Il Movimento 5 stelle accelera, vuole approvarlo in prima lettura entro la fine di aprile. Il disegno di legge sul salario minimo è divenuto il nuovo cavallo di battaglia del vicepremier Di Maio, che sta spingendo affinché il Parlamento lo esamini al più presto. Il ddl 658 (proposto dalla senatrice Nunzia Catalfo) stabilisce una paga oraria minima di 9 euro al lordo degli oneri contributivi e previdenziali: il trattamento economico sarebbe di volta in volta adeguato nel tempo, e verrebbe applicato a tutti i contratti di lavoro subordinato e parasubordinato, comprese le collaborazioni coordinate e continuative (sul tema va anche segnato il ddl 310, proposto dal senatore Mauro Laus del Pd: la paga minima è sempre di 9 euro, ma al netto degli oneri). Una proposta che, fin dal primo annuncio, ha incontrato forti perplessità da parte di sindacati e imprese, che semmai intendono rafforzare ed estendere il ruolo della contrattazione. Ma il governo va avanti, e per oggi (mercoledì 20 marzo) ha convocato Cgil, Cisl, Uil, Ugl, Usb e Cisal a Roma, alle ore 15 presso la sede del ministero del Lavoro, proprio per spiegare le proprie intenzioni.

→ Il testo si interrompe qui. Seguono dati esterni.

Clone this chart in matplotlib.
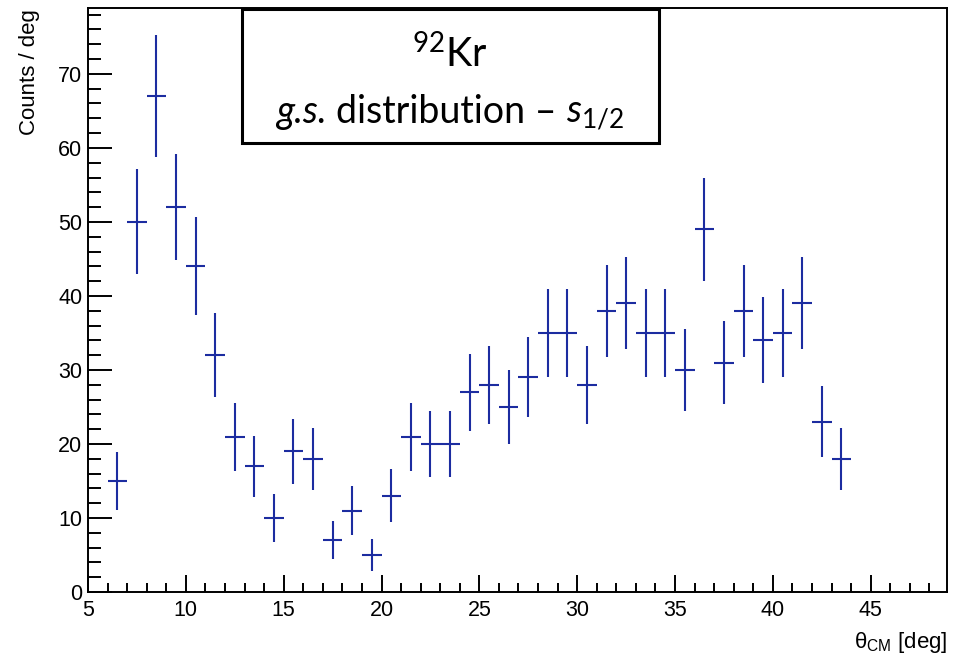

“Non siamo contrari come concetto ma, visto che tra l'80 e il 90 per cento dei lavoratori italiani è coperto dai contratti nazionali, noi proponiamo di rendere quei contratti ‘erga omnes’, che valgano cioè per tutti”. Per il segretario generale della Cgil Maurizio Landini, insomma, basterebbe recepire gli accordi interconfederali: “In questo modo, oltre al salario, anche altri aspetti come le ferie diventerebbero per legge i minimi sotto cui non si può andare, minimi non fatti dal Parlamento, ma dalla contrattazione tra le parti”. L’esponente sindacale pone anche in evidenza che “se il Parlamento stabilisce un salario che prescinde dalla contrattazione, e che può essere persino più basso dei limiti contrattuali, questa diventa una norma di legge che contrasta la contrattazione collettiva”. La Cgil, invece, si muove nell’ottica del rafforzamento della contrattazione: “In questa chiave abbiamo anche chiesto di misurare la rappresentanza dei sindacati, così che gli accordi abbiano validità generale. Eravamo d'accordo tutti, sindacati e confederazioni. Il governo doveva fare la convenzione con l'Inps per accedere ai dati che certificassero gli iscritti al sindacato e i contratti applicati dalle aziende. Ma l'esecutivo ha bloccato tutto. E poi viene a raccontare che ci sono privilegi e non c'è rappresentanza”.

I sindacati, si diceva all’inizio, non vedono con favore l’introduzione di una legge sul salario minimo. E hanno avuto occasione di esprimere tutte le proprie perplessità nell’audizione in Commissione Lavoro al Senato che si è tenuto il 12 marzo scorso. “Una norma di legge che si proponga di fissare un salario minimo orario legale per tutti i lavoratori dipendenti deve innanzitutto stabilire il valore legale dei trattamenti economici complessivi previsti dai contratti collettivi nazionali di lavoro”, si legge nella memoria consegnata ai parlamentari. Il motivo di questa preoccupazione è chiaro: l’introduzione del salario minimo “potrebbe favorire una fuoriuscita dall’applicazione dei contratti, rivelandosi così uno strumento per abbassare salari e tutele dei lavoratori. Un rischio che si fa maggiormente concreto stante la diffusa struttura di piccole e medie imprese presenti nel tessuto economico italiano”. Insomma: un numero elevato di aziende potrebbe cogliere quest’occasione per disapplicare il contratto di riferimento e adottare il salario minimo, rimanendo in questo modo perfettamente in un ambito di legalità. Ciò comporterebbe per i sindacati confederali “un fortissimo disincentivo al rinnovo di alcuni contratti nazionali relativi a settori ad alta intensità lavorativa, a basso valore aggiunto e a forte compressione dei costi”.